The DVSA published its ‘Car and Light Van Driving Syllabus’ in 2013 which lays out all the aspects necessary in delivering driver training:

Car and Light Van Driving Syllabus


Encouraging our clients to analyse problems and take responsibility for their learning across all levels and columns of the GDE Matrix will enable them to anticipate their behaviour and emotional responses in a post-test environment, before passing their driving test. This analysis will lead to greater self-awareness and the ability to form effective coping strategies which can then be put into practise, allowing for greater rational behaviour rather than emotive response.

The DVSA ADI 1 States:

A key part of the client-centred approach is the development of active problem-solving in the pupil.

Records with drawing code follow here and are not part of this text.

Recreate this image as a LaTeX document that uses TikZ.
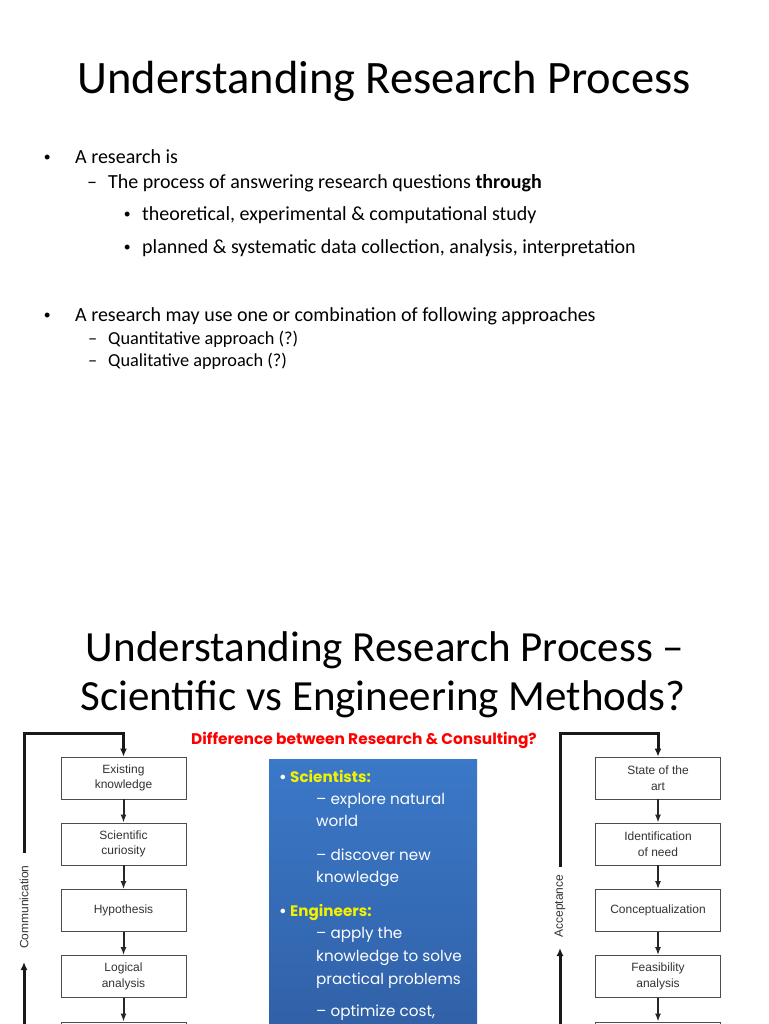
\documentclass[tikz,border=0pt]{standalone}
\usepackage{fontspec}
\setmainfont{Carlito}
\newfontfamily\arialf{Liberation Sans}
\newfontfamily\gothic{Poppins}
\usetikzlibrary{arrows.meta}
\definecolor{boxblueTop}{HTML}{3B78C8}
\definecolor{boxblueBot}{HTML}{3060A6}
\definecolor{labgray}{HTML}{333333}
\definecolor{ylw}{HTML}{F2F200}
\tikzset{
  stepbox/.style={draw=black!70, line width=0.8pt, minimum width=125pt, minimum height=42pt,
    font=\arialf\fontsize{12}{15.5}\selectfont, text=labgray, align=center, inner sep=0pt},
  arr/.style={draw=black!85, line width=2pt, -{Latex[length=8pt,width=6pt]}},
  fbarr/.style={draw=black!90, line width=3pt, -{Latex[length=8pt,width=7pt]}},
  sidelab/.style={rotate=90, font=\arialf\fontsize{12}{13}\selectfont, text=labgray, inner sep=0pt},
  body/.style={font=\fontsize{20}{24}\selectfont, anchor=base west, inner sep=0pt},
  small/.style={font=\fontsize{18.3}{22}\selectfont, anchor=base west, inner sep=0pt},
  dot/.style={font=\arialf\fontsize{18}{20}\selectfont, anchor=base west, inner sep=0pt},
  bluetxt/.style={font=\gothic\fontsize{15.2}{18}\selectfont, text=white, anchor=base west, inner sep=0pt},
  ylwtxt/.style={font=\gothic\bfseries\fontsize{15.2}{18}\selectfont, text=ylw, anchor=base west, inner sep=0pt},
}
\begin{document}
\begin{tikzpicture}[x=1pt,y=-1pt]
\useasboundingbox (0,0) rectangle (768,1024);
\clip (0,0) rectangle (768,1024);
\fill[white] (0,0) rectangle (768,1024);

% ---------- slide 1 ----------
\node[font=\fontsize{46.5}{56}\selectfont, inner sep=0pt] (t1) at (384,81) {Understanding Research Process};
\node[dot] (b1d) at (44,164) {•};
\node[body] (b1) at (75,164) {A research is};
\node[body] (b2d) at (87,189) {–};
\node[body] (b2) at (108,189) {The process of answering research questions \textbf{through}};
\node[dot] (b3d) at (124,221) {•};
\node[body] (b3) at (142,221) {theoretical, experimental \& computational study};
\node[dot] (b4d) at (124,253) {•};
\node[body] (b4) at (142,253) {planned \& systematic data collection, analysis, interpretation};
\node[dot] (b5d) at (44,321) {•};
\node[body] (b5) at (75,321) {A research may use one or combination of following approaches};
\node[small] (b6d) at (88,344) {–};
\node[small] (b6) at (108,344) {Quantitative approach (?)};
\node[small] (b7d) at (88,366) {–};
\node[small] (b7) at (108,366) {Qualitative approach (?)};

% ---------- slide 2 ----------
\node[font=\fontsize{43}{52}\selectfont, inner sep=0pt] (t2a) at (385,650) {Understanding Research Process –};
\node[font=\fontsize{43}{52}\selectfont, inner sep=0pt] (t2b) at (383,699) {Scientific vs Engineering Methods?};

\node[font=\gothic\bfseries\fontsize{15.4}{18}\selectfont, text=red, inner sep=0pt] (diff) at (364,740) {Difference between Research \& Consulting?};

% blue panel
\shade[top color=boxblueTop, bottom color=boxblueBot] (269,759) rectangle (477,1040);
\node[ylwtxt] (sd) at (279,782) {\textcolor{white}{•}};
\node[ylwtxt] (sc) at (290,782) {Scientists:};
\node[bluetxt] (s1) at (316,804) {– explore natural};
\node[bluetxt] (s2) at (316,826) {world};
\node[bluetxt] (s3) at (316,860) {– discover new};
\node[bluetxt] (s4) at (316,882) {knowledge};
\node[ylwtxt] (ed) at (279,916) {\textcolor{white}{•}};
\node[ylwtxt] (en) at (290,916) {Engineers:};
\node[bluetxt] (e1) at (316,938) {– apply the};
\node[bluetxt] (e2) at (316,961) {knowledge to solve};
\node[bluetxt] (e3) at (316,984) {practical problems};
\node[bluetxt] (e4) at (316,1016) {– optimize cost,};

% left flow (scientific)
\node[stepbox] (L1) at (123.5,778) {Existing\\knowledge};
\node[stepbox] (L2) at (123.5,844) {Scientific\\curiosity};
\node[stepbox] (L3) at (123.5,910.5) {Hypothesis};
\node[stepbox] (L4) at (123.5,976.5) {Logical\\analysis};
\node[stepbox] (L5) at (123.5,1043) {};
\draw[arr] (L1) -- (L2);
\draw[arr] (L2) -- (L3);
\draw[arr] (L3) -- (L4);
\draw[arr] (L4) -- (L5);
\node[sidelab] (comm) at (24,907) {Communication};
\coordinate (cTop) at (24,733);
\coordinate (cUp) at (24,853);
\coordinate (cBot) at (24,1030);
\coordinate (cTip) at (24,962);
\draw[fbarr] (cUp) -- (cTop) -| (L1.north);
\draw[fbarr] (cBot) -- (cTip);

% right flow (engineering)
\node[stepbox] (R1) at (658,778) {State of the\\art};
\node[stepbox] (R2) at (658,844) {Identification\\of need};
\node[stepbox] (R3) at (658,910.5) {Conceptualization};
\node[stepbox] (R4) at (658,976.5) {Feasibility\\analysis};
\node[stepbox] (R5) at (658,1043) {};
\draw[arr] (R1) -- (R2);
\draw[arr] (R2) -- (R3);
\draw[arr] (R3) -- (R4);
\draw[arr] (R4) -- (R5);
\node[sidelab] (acc) at (560,906) {Acceptance};
\coordinate (aTop) at (560,733);
\coordinate (aUp) at (560,867);
\coordinate (aBot) at (560,1030);
\coordinate (aTip) at (560,948);
\draw[fbarr] (aUp) -- (aTop) -| (R1.north);
\draw[fbarr] (aBot) -- (aTip);
\end{tikzpicture}
\end{document}
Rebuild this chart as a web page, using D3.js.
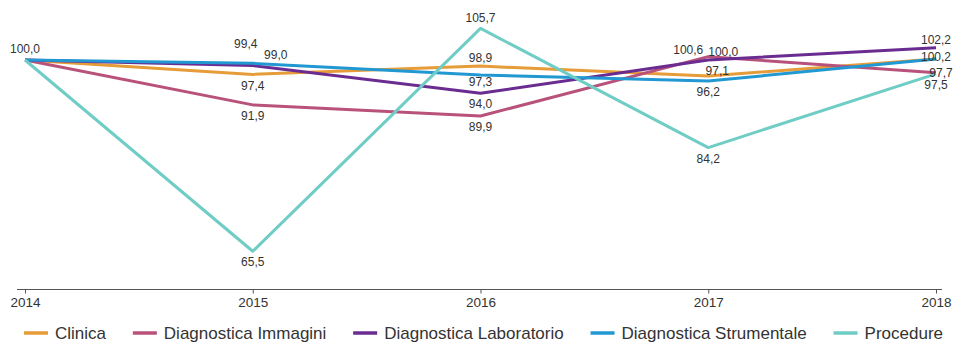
<!DOCTYPE html>
<html>
<head>
<meta charset="utf-8">
<script src="https://cdn.jsdelivr.net/npm/d3@7"></script>
<style>
    body { margin: 0; background: #fff; }
    #chart { width: 955px; height: 344px; }
    text { font-family: "Liberation Sans", Arial, sans-serif; }
</style>
</head>
<body>
<div id="chart"></div>
<script>

// data
let years = [2014, 2015, 2016, 2017, 2018];
let seriesNames = ["Clinica", "Diagnostica Immagini", "Diagnostica Laboratorio", "Diagnostica Strumentale", "Procedure"];
let clinica = [100.0, 97.4, 98.9, 97.1, 100.2];
let immagini = [100.0, 91.9, 89.9, 100.6, 97.7];
let laboratorio = [100.0, 99.0, 94.0, 100.0, 102.2];
let strumentale = [100.0, 99.4, 97.3, 96.2, 100.2];
let procedure = [100.0, 65.5, 105.7, 84.2, 97.5];

let seriesColors = ["#e69c38", "#b8527b", "#6a2c91", "#2198d2", "#6fcdc5"];

// labels that the original layout pushed out of the way (dx, dy from default spot)
let labelShift = {
    "Diagnostica Strumentale|2015": [-7, -9],
    "Diagnostica Laboratorio|2015": [23, 0],
    "Clinica|2016": [0, 3],
    "Diagnostica Strumentale|2016": [0, -4],
    "Diagnostica Immagini|2017": [-20, 4],
    "Diagnostica Laboratorio|2017": [15, 3],
    "Clinica|2017": [9, -16],
    "Diagnostica Laboratorio|2018": [0, 3],
    "Clinica|2018": [0, 9],
    "Diagnostica Immagini|2018": [5, -11]
};


class LineChart {

    constructor(parentElement) {
        this.parentElement = parentElement;
        this.initVis();
    }

    initVis() {
        let vis = this;

        vis.width = 955;
        vis.height = 344;

        vis.svg = d3.select("#" + vis.parentElement).append("svg")
            .attr("width", vis.width)
            .attr("height", vis.height);

        vis.x = d3.scalePoint()
            .domain(years)
            .range([25, 936]);

        vis.y = d3.scaleLinear()
            .domain([58.6, 105.7])
            .range([289.5, 28.4]);

        vis.wrangleData();
    }

    wrangleData() {
        let vis = this;
        let values = [clinica, immagini, laboratorio, strumentale, procedure];

        vis.displayData = seriesNames.map((name, i) => ({
            name: name,
            color: seriesColors[i],
            points: years.map((yr, j) => ({year: yr, value: values[i][j]}))
        }));

        vis.updateVis();
    }

    updateVis() {
        let vis = this;
        let fmt = v => d3.format(".1f")(v).replace(".", ",");

        // x axis
        let axis = vis.svg.append("g")
            .attr("transform", "translate(0,289.5)")
            .call(d3.axisBottom(vis.x).tickSize(4).tickSizeOuter(0).tickPadding(4));
        axis.select(".domain")
            .attr("d", "M17,0H942")
            .attr("stroke", "#555");
        axis.selectAll(".tick line").attr("stroke", "#555");
        axis.selectAll(".tick text")
            .attr("fill", "#333")
            .style("font-size", "13.5px")
            .style("font-family", "'Liberation Sans', Arial, sans-serif");

        // lines
        let line = d3.line()
            .x(d => vis.x(d.year))
            .y(d => vis.y(d.value));

        vis.svg.selectAll(".series")
            .data(vis.displayData)
            .enter()
            .append("path")
            .attr("class", "series")
            .attr("d", d => line(d.points))
            .attr("fill", "none")
            .attr("stroke", d => d.color)
            .attr("stroke-width", 3)
            .attr("stroke-linejoin", "round");

        // value labels: two highest above, rest below, one label per repeated value
        let labels = [];
        years.forEach((yr, j) => {
            let ranked = vis.displayData
                .map(s => ({name: s.name, value: s.points[j].value}))
                .sort((a, b) => b.value - a.value);
            let seen = new Set();
            ranked.forEach((r, k) => {
                let txt = fmt(r.value);
                if (seen.has(txt)) return;
                seen.add(txt);
                let shift = labelShift[r.name + "|" + yr] || [0, 0];
                let dy = (k < 2 ? -11 : 11) + shift[1];
                labels.push({
                    text: txt,
                    x: vis.x(yr) + shift[0],
                    y: vis.y(r.value) + dy
                });
            });
        });

        vis.svg.selectAll(".val")
            .data(labels)
            .enter()
            .append("text")
            .attr("class", "val")
            .attr("x", d => d.x)
            .attr("y", d => d.y)
            .attr("dy", "0.35em")
            .attr("text-anchor", "middle")
            .attr("fill", "#333")
            .style("font-size", "12px")
            .text(d => d.text);

        // legend, spread from left to right edge
        let legend = vis.svg.append("g");
        let items = legend.selectAll(".item")
            .data(vis.displayData)
            .enter()
            .append("g")
            .attr("class", "item");

        items.append("line")
            .attr("x1", 0).attr("x2", 24)
            .attr("y1", 0).attr("y2", 0)
            .attr("stroke", d => d.color)
            .attr("stroke-width", 3.5);

        items.append("text")
            .attr("x", 31)
            .attr("dy", "0.35em")
            .attr("fill", "#333")
            .style("font-size", "17px")
            .text(d => d.name);

        let widths = [];
        items.each(function () {
            widths.push(31 + d3.select(this).select("text").node().getComputedTextLength());
        });
        let left = 24, right = 943;
        let gap = (right - left - d3.sum(widths)) / (widths.length - 1);
        let pos = left;
        items.attr("transform", (d, i) => {
            let t = "translate(" + pos + ",333)";
            pos += widths[i] + gap;
            return t;
        });
    }
}

new LineChart("chart");

</script>
</body>
</html>
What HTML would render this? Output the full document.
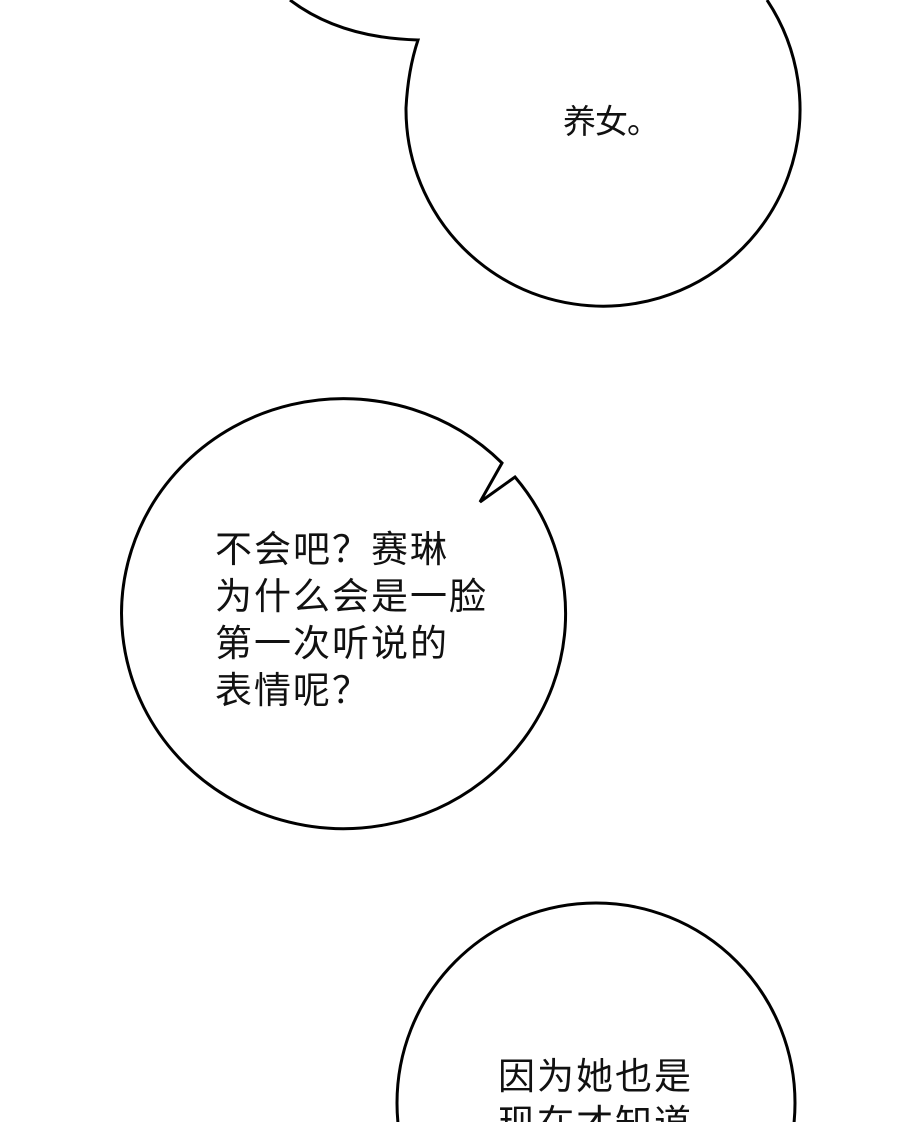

This means that the ADI has to provide time for this to happen and has to stop talking for long enough for the pupil to do the work. The key thing to remember, however, is that the different pupils will respond to this invitation in different ways. Some may be able to do it instantly, in a discussion. Others may need to go away and reflect upon a particular problem. They may need to be pointed at readings or other inputs to help them get a handle on the issue. Pushing a pupil to come up with answers on the spot may be unproductive for some.